In statistics, the term robust or robustness refers to the strength of a statistical model, tests, and procedures according to the specific conditions of the statistical analysis a study hopes to achieve. Given that these conditions of a study are met, the models can be verified to be true through the use of mathematical proofs.

However, many models are based upon ideal situations that do not exist when working with real-world data, and, as a result, the model may provide correct results even if the conditions are not met exactly.

Robust statistics, therefore, are any statistics that yield good performance when data is drawn from a wide range of probability distributions that are largely unaffected by outliers or small departures from model assumptions in a given dataset. In other words, a robust statistic is resistant to errors in the results.

One way to observe a commonly held robust statistical procedure, one needs to look no further than t-procedures, which use hypothesis tests to determine the most accurate statistical predictions.

### Observing T-Procedures

For an example of robustness, we will consider *t*-procedures, which include the confidence interval for a population mean with unknown population standard deviation as well as hypothesis tests about the population mean.

The use of *t-*procedures assumes the following:

- The set of data that we are working with is a simple random sample of the population.
- The population that we have sampled from is normally distributed.

In practice with real-life examples, statisticians rarely have a population that is normally distributed, so the question instead becomes, “How robust are our *t-*procedures?”

In general the condition that we have a simple random sample is more important than the condition that we have sampled from a normally distributed population; the reason for this is that the central limit theorem ensures a sampling distribution that is approximately normal — the greater our sample size, the closer that the sampling distribution of the sample mean is to being normal.

### How T-Procedures Function as Robust Statistics

So robustness for *t*-procedures hinges on sample size and the distribution of our sample.
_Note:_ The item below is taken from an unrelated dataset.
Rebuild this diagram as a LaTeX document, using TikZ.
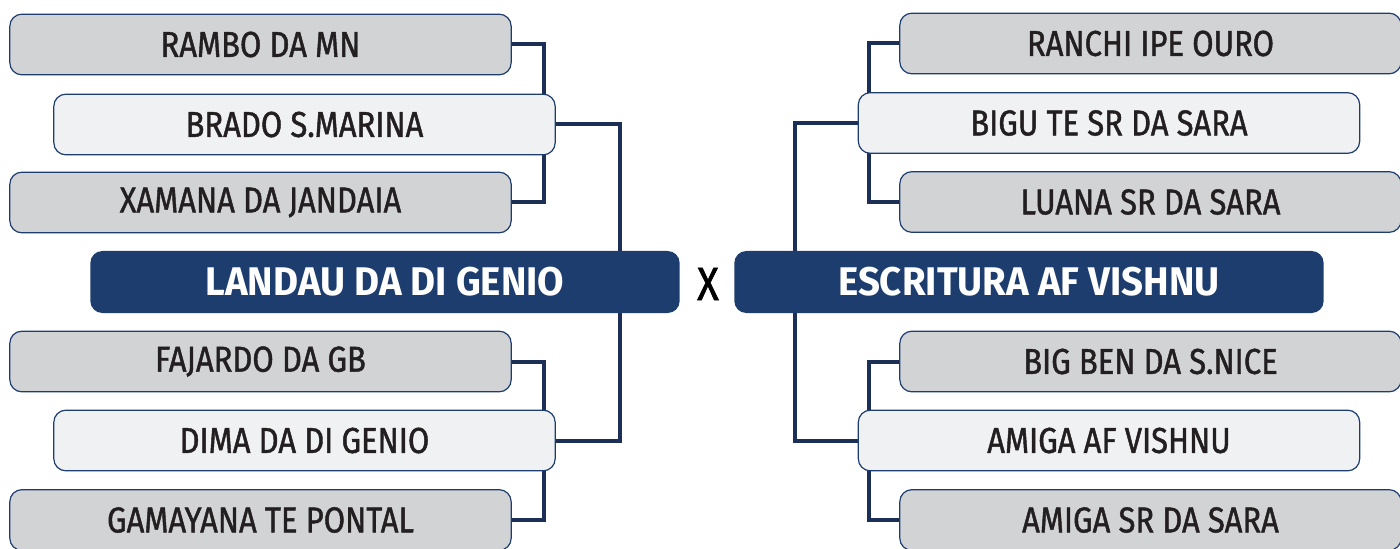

Considerations for this include:

- If the samples size is large, meaning that we have 40 or more observations, then
*t-*procedures can be used even with distributions that are skewed. - If the sample size is between 15 and 40, then we can use
*t-*procedures for any shaped distribution, unless there are outliers or a high degree of skewness. - If the sample size is less than 15, then we can use
*t*- procedures for data that have no outliers, a single peak, and are nearly symmetric.

In most cases, robustness has been established through technical work in mathematical statistics, and, fortunately, we do not necessarily need to do these advanced mathematical calculations in order to properly utilize them – We only need to understand what the overall guidelines are for robustness of our specific statistical method.

T-procedures function as robust statistics because they typically yield good performance per these models by factoring in the size of the sample into the basis for applying the procedure.